__Exercise prompt__: Output the material below unchanged, apart from leaving out the pictures.

— START Source excerpt —

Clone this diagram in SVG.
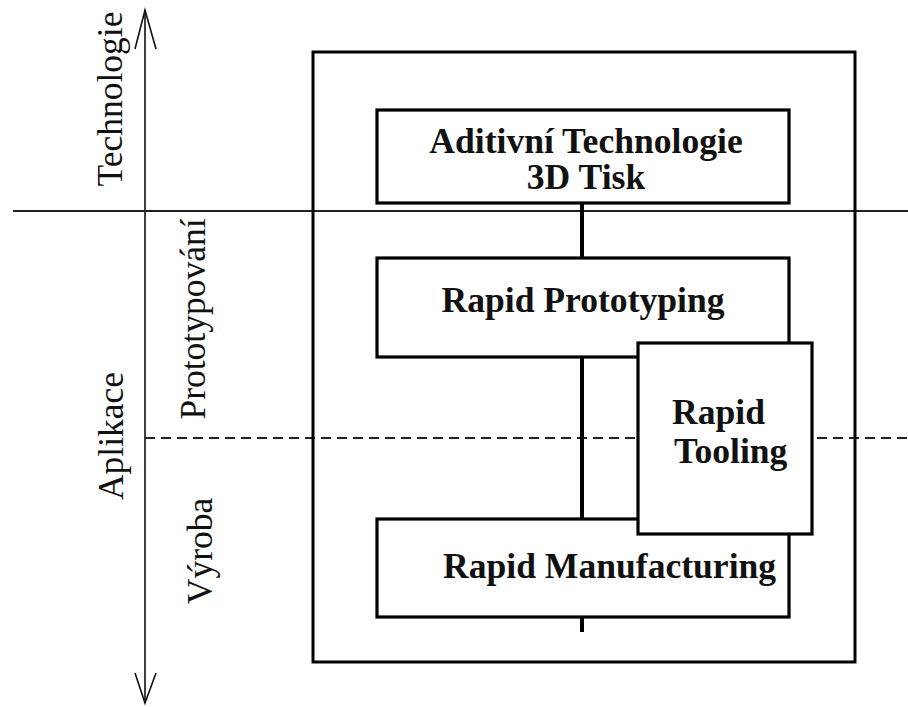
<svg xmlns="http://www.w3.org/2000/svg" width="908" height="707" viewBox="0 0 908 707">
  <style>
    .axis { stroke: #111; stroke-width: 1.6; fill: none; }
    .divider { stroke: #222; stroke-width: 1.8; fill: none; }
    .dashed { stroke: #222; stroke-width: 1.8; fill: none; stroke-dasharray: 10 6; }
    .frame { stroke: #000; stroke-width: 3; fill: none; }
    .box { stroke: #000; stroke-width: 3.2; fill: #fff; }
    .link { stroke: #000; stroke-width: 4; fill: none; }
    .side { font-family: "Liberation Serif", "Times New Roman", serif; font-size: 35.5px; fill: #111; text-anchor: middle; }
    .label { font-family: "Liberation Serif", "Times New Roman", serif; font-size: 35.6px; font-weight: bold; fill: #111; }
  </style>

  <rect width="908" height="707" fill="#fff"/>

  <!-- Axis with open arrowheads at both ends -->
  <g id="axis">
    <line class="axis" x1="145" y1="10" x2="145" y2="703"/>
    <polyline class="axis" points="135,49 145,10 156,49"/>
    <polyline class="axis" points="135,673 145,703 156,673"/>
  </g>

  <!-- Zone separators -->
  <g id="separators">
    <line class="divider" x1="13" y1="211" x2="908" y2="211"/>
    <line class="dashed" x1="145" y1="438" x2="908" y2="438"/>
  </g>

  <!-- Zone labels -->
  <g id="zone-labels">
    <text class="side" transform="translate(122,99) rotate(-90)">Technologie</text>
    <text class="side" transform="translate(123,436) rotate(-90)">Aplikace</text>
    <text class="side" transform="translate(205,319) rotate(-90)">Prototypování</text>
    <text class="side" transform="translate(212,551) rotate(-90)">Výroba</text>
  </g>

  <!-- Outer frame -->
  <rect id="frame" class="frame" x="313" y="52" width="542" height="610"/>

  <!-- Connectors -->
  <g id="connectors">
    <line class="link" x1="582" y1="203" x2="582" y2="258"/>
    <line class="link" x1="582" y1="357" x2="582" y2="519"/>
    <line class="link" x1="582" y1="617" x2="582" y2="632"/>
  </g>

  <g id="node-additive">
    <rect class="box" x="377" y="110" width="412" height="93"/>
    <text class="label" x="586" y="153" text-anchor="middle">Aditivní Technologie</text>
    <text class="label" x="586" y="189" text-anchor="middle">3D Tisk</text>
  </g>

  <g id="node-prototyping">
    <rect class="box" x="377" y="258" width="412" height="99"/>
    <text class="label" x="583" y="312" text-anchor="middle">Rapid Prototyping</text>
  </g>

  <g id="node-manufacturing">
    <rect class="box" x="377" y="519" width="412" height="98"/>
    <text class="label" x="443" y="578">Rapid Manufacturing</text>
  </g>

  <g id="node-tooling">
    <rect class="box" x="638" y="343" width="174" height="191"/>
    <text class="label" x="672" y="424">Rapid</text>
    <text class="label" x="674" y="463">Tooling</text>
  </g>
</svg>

— END Source excerpt —

__The completed task__:
Clone this diagram in SVG.
<svg xmlns="http://www.w3.org/2000/svg" width="908" height="707" viewBox="0 0 908 707">
  <style>
    .axis { stroke: #111; stroke-width: 1.6; fill: none; }
    .divider { stroke: #222; stroke-width: 1.8; fill: none; }
    .dashed { stroke: #222; stroke-width: 1.8; fill: none; stroke-dasharray: 10 6; }
    .frame { stroke: #000; stroke-width: 3; fill: none; }
    .box { stroke: #000; stroke-width: 3.2; fill: #fff; }
    .link { stroke: #000; stroke-width: 4; fill: none; }
    .side { font-family: "Liberation Serif", "Times New Roman", serif; font-size: 35.5px; fill: #111; text-anchor: middle; }
    .label { font-family: "Liberation Serif", "Times New Roman", serif; font-size: 35.6px; font-weight: bold; fill: #111; }
  </style>

  <rect width="908" height="707" fill="#fff"/>

  <!-- Axis with open arrowheads at both ends -->
  <g id="axis">
    <line class="axis" x1="145" y1="10" x2="145" y2="703"/>
    <polyline class="axis" points="135,49 145,10 156,49"/>
    <polyline class="axis" points="135,673 145,703 156,673"/>
  </g>

  <!-- Zone separators -->
  <g id="separators">
    <line class="divider" x1="13" y1="211" x2="908" y2="211"/>
    <line class="dashed" x1="145" y1="438" x2="908" y2="438"/>
  </g>

  <!-- Zone labels -->
  <g id="zone-labels">
    <text class="side" transform="translate(122,99) rotate(-90)">Technologie</text>
    <text class="side" transform="translate(123,436) rotate(-90)">Aplikace</text>
    <text class="side" transform="translate(205,319) rotate(-90)">Prototypování</text>
    <text class="side" transform="translate(212,551) rotate(-90)">Výroba</text>
  </g>

  <!-- Outer frame -->
  <rect id="frame" class="frame" x="313" y="52" width="542" height="610"/>

  <!-- Connectors -->
  <g id="connectors">
    <line class="link" x1="582" y1="203" x2="582" y2="258"/>
    <line class="link" x1="582" y1="357" x2="582" y2="519"/>
    <line class="link" x1="582" y1="617" x2="582" y2="632"/>
  </g>

  <g id="node-additive">
    <rect class="box" x="377" y="110" width="412" height="93"/>
    <text class="label" x="586" y="153" text-anchor="middle">Aditivní Technologie</text>
    <text class="label" x="586" y="189" text-anchor="middle">3D Tisk</text>
  </g>

  <g id="node-prototyping">
    <rect class="box" x="377" y="258" width="412" height="99"/>
    <text class="label" x="583" y="312" text-anchor="middle">Rapid Prototyping</text>
  </g>

  <g id="node-manufacturing">
    <rect class="box" x="377" y="519" width="412" height="98"/>
    <text class="label" x="443" y="578">Rapid Manufacturing</text>
  </g>

  <g id="node-tooling">
    <rect class="box" x="638" y="343" width="174" height="191"/>
    <text class="label" x="672" y="424">Rapid</text>
    <text class="label" x="674" y="463">Tooling</text>
  </g>
</svg>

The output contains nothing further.